A BBC correspondent in Israel says the doves fear it may bring the Palestinian uprising into the heart of Jerusalem and lead to television pictures of Israeli police spilling Palestinian blood on the streets of the city. Tension remained high in the West Bank, where more than 1,000 mourners attended the funeral of a seven-year-old Palestinian girl shot dead during gun battles between Israeli soldiers and Palestinians in Hebron on Sunday.
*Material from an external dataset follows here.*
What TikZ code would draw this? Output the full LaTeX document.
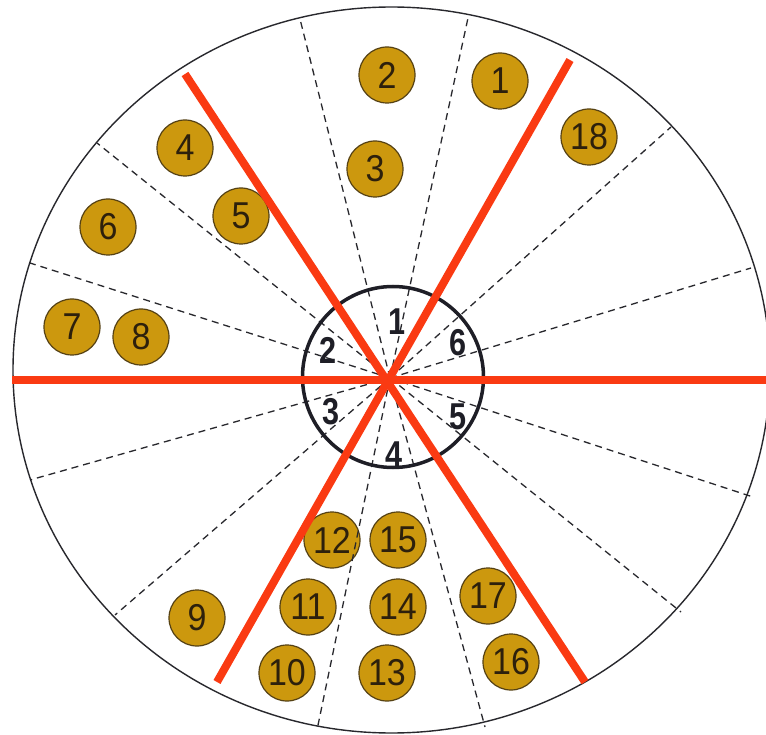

Talks Amid the protests, peace efforts were continuing, with Mr Peres being authorised to make contact with Palestinian representatives, but only to discuss a ceasefire and not for political negotiations.
Senior political sources in the Israeli Government confirmed the latest effort to end 10 months of violence, but stressed that it did not breach Mr Sharon's oft-repeated policy of not negotiating "under fire". The BBC's Paul Wood says many Palestinians view Israeli attempts to re-open talks without a political content as an effort to get them to call off their uprising unconditionally. Israel said it held Palestinian leader Yasser Arafat personally responsible for Sunday's attack in a Russian cafe near the northern town of Haifa. Meanwhile the political chief of Hamas said that suicide bombs were the only way to bargain with Israel. Such attacks "force Ariel Sharon to accept Foreign Minister Shimon Peres negotiating with the Palestinians," said Khaled Meshaal.